(Records with drawing code)
========================================================================

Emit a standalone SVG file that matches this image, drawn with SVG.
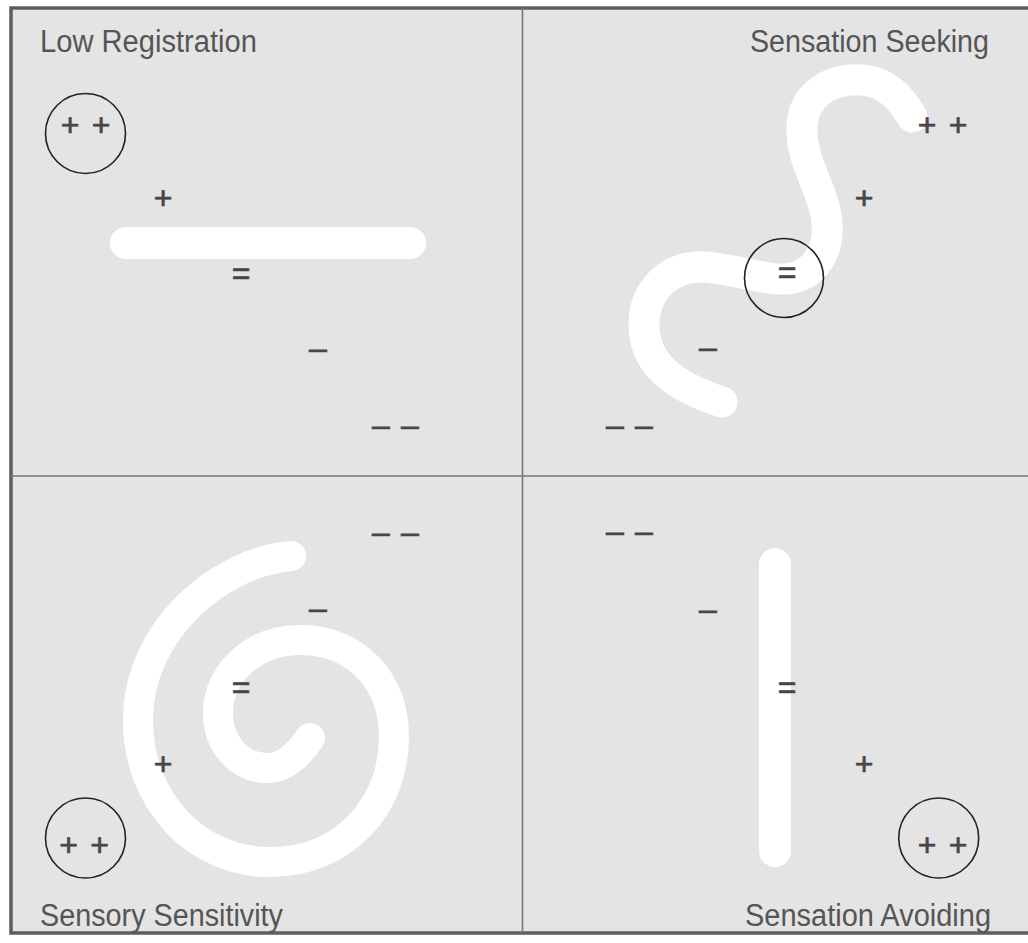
<svg xmlns="http://www.w3.org/2000/svg" width="1028" height="943" viewBox="0 0 1028 943">
  <style>
    .label { font-family: "Liberation Sans", Arial, sans-serif; font-size: 31px; fill: #555; }
    .sym { font-family: "Liberation Sans", Arial, sans-serif; font-size: 32px; fill: #474747; stroke: #474747; stroke-width: 0.7px; text-anchor: middle; }
    .pair { word-spacing: 3.4px; }
    .dpair { word-spacing: 2.3px; }
    .band { fill: none; stroke: #ffffff; stroke-linecap: round; stroke-linejoin: round; }
    .ring { fill: none; stroke: #222; stroke-width: 1.6; }
    .divider { stroke: #777; stroke-width: 1.6; }
  </style>
  <rect x="0" y="0" width="1028" height="943" fill="#ffffff"/>
  <g id="frame">
    <rect x="11" y="8" width="1030" height="925" fill="#e4e4e4" stroke="#5e5e5e" stroke-width="3.5"/>
  </g>
  <g id="connectors">
    <line class="divider" x1="522.5" y1="8" x2="522.5" y2="933"/>
    <line class="divider" x1="11" y1="476" x2="1028" y2="476"/>
  </g>

  <g id="low-registration">
    <text class="label" x="40" y="52" textLength="217" lengthAdjust="spacingAndGlyphs">Low Registration</text>
    <line class="band" x1="126" y1="243" x2="410" y2="243" stroke-width="32"/>
    <circle class="ring" cx="85.5" cy="133.5" r="40"/>
    <text class="sym pair" x="85.5" y="136.3">+ +</text>
    <text class="sym" x="163" y="209.3">+</text>
    <text class="sym" x="241" y="284.2">=</text>
    <text class="sym" x="318" y="358.8">–</text>
    <text class="sym dpair" x="395.5" y="435.8">– –</text>
  </g>

  <g id="sensation-seeking">
    <text class="label" x="750" y="52" textLength="239" lengthAdjust="spacingAndGlyphs">Sensation Seeking</text>
    <path class="band" stroke-width="31" d="M 722 402 C 685 390, 645 370, 644 327 C 643 290, 670 265, 705 267 C 735 269, 760 280, 785 279 C 815 277, 832 250, 826 215 C 821 185, 800 160, 802 125 C 804 95, 830 78, 862 80 C 888 82, 902 100, 912 117"/>
    <circle class="ring" cx="784" cy="278" r="39.5"/>
    <text class="sym pair" x="942.5" y="136.3">+ +</text>
    <text class="sym" x="864" y="209.3">+</text>
    <text class="sym" x="787" y="283.2">=</text>
    <text class="sym" x="708" y="357.8">–</text>
    <text class="sym dpair" x="629.5" y="435.8">– –</text>
  </g>

  <g id="sensory-sensitivity">
    <text class="label" x="40" y="926" textLength="243" lengthAdjust="spacingAndGlyphs">Sensory Sensitivity</text>
    <path class="band" stroke-width="30" d="M 291 556 C 220 562, 138 630, 138 720 C 138 800, 195 862, 270 862 C 345 862, 394 805, 394 737 C 394 680, 355 640, 300 640 C 255 640, 218 672, 218 713 C 218 745, 240 768, 267 768 C 285 768, 298 755, 310 738"/>
    <circle class="ring" cx="85.5" cy="838" r="40"/>
    <text class="sym pair" x="84" y="856.3">+ +</text>
    <text class="sym" x="163" y="775.3">+</text>
    <text class="sym" x="241" y="698.2">=</text>
    <text class="sym" x="318" y="618.8">–</text>
    <text class="sym dpair" x="395.5" y="542.8">– –</text>
  </g>

  <g id="sensation-avoiding">
    <text class="label" x="745" y="926" textLength="246" lengthAdjust="spacingAndGlyphs">Sensation Avoiding</text>
    <line class="band" x1="775" y1="564" x2="775" y2="851" stroke-width="32"/>
    <circle class="ring" cx="938.7" cy="838" r="40"/>
    <text class="sym pair" x="942.5" y="855.8">+ +</text>
    <text class="sym" x="864" y="775.3">+</text>
    <text class="sym" x="787" y="698.2">=</text>
    <text class="sym" x="708" y="619.8">–</text>
    <text class="sym dpair" x="629.5" y="541.8">– –</text>
  </g>
</svg>
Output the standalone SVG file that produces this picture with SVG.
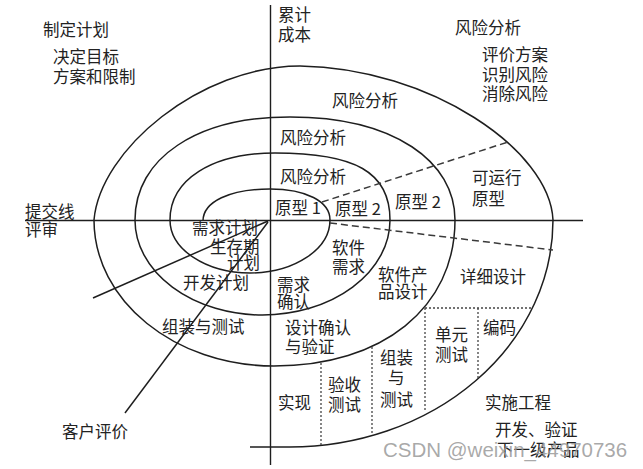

========================================================================

What you will do — Write out all the entries again, word for word, and print no images.

Solution to the exercise —
Emit a standalone SVG file that matches this image, drawn with SVG.
<svg xmlns="http://www.w3.org/2000/svg" width="1028" height="943" viewBox="0 0 1028 943">
  <style>
    .label { font-family: "Liberation Sans", Arial, sans-serif; font-size: 31px; fill: #555; }
    .sym { font-family: "Liberation Sans", Arial, sans-serif; font-size: 32px; fill: #474747; stroke: #474747; stroke-width: 0.7px; text-anchor: middle; }
    .pair { word-spacing: 3.4px; }
    .dpair { word-spacing: 2.3px; }
    .band { fill: none; stroke: #ffffff; stroke-linecap: round; stroke-linejoin: round; }
    .ring { fill: none; stroke: #222; stroke-width: 1.6; }
    .divider { stroke: #777; stroke-width: 1.6; }
  </style>
  <rect x="0" y="0" width="1028" height="943" fill="#ffffff"/>
  <g id="frame">
    <rect x="11" y="8" width="1030" height="925" fill="#e4e4e4" stroke="#5e5e5e" stroke-width="3.5"/>
  </g>
  <g id="connectors">
    <line class="divider" x1="522.5" y1="8" x2="522.5" y2="933"/>
    <line class="divider" x1="11" y1="476" x2="1028" y2="476"/>
  </g>

  <g id="low-registration">
    <text class="label" x="40" y="52" textLength="217" lengthAdjust="spacingAndGlyphs">Low Registration</text>
    <line class="band" x1="126" y1="243" x2="410" y2="243" stroke-width="32"/>
    <circle class="ring" cx="85.5" cy="133.5" r="40"/>
    <text class="sym pair" x="85.5" y="136.3">+ +</text>
    <text class="sym" x="163" y="209.3">+</text>
    <text class="sym" x="241" y="284.2">=</text>
    <text class="sym" x="318" y="358.8">–</text>
    <text class="sym dpair" x="395.5" y="435.8">– –</text>
  </g>

  <g id="sensation-seeking">
    <text class="label" x="750" y="52" textLength="239" lengthAdjust="spacingAndGlyphs">Sensation Seeking</text>
    <path class="band" stroke-width="31" d="M 722 402 C 685 390, 645 370, 644 327 C 643 290, 670 265, 705 267 C 735 269, 760 280, 785 279 C 815 277, 832 250, 826 215 C 821 185, 800 160, 802 125 C 804 95, 830 78, 862 80 C 888 82, 902 100, 912 117"/>
    <circle class="ring" cx="784" cy="278" r="39.5"/>
    <text class="sym pair" x="942.5" y="136.3">+ +</text>
    <text class="sym" x="864" y="209.3">+</text>
    <text class="sym" x="787" y="283.2">=</text>
    <text class="sym" x="708" y="357.8">–</text>
    <text class="sym dpair" x="629.5" y="435.8">– –</text>
  </g>

  <g id="sensory-sensitivity">
    <text class="label" x="40" y="926" textLength="243" lengthAdjust="spacingAndGlyphs">Sensory Sensitivity</text>
    <path class="band" stroke-width="30" d="M 291 556 C 220 562, 138 630, 138 720 C 138 800, 195 862, 270 862 C 345 862, 394 805, 394 737 C 394 680, 355 640, 300 640 C 255 640, 218 672, 218 713 C 218 745, 240 768, 267 768 C 285 768, 298 755, 310 738"/>
    <circle class="ring" cx="85.5" cy="838" r="40"/>
    <text class="sym pair" x="84" y="856.3">+ +</text>
    <text class="sym" x="163" y="775.3">+</text>
    <text class="sym" x="241" y="698.2">=</text>
    <text class="sym" x="318" y="618.8">–</text>
    <text class="sym dpair" x="395.5" y="542.8">– –</text>
  </g>

  <g id="sensation-avoiding">
    <text class="label" x="745" y="926" textLength="246" lengthAdjust="spacingAndGlyphs">Sensation Avoiding</text>
    <line class="band" x1="775" y1="564" x2="775" y2="851" stroke-width="32"/>
    <circle class="ring" cx="938.7" cy="838" r="40"/>
    <text class="sym pair" x="942.5" y="855.8">+ +</text>
    <text class="sym" x="864" y="775.3">+</text>
    <text class="sym" x="787" y="698.2">=</text>
    <text class="sym" x="708" y="619.8">–</text>
    <text class="sym dpair" x="629.5" y="541.8">– –</text>
  </g>
</svg>
Output the standalone SVG file that produces this picture with SVG.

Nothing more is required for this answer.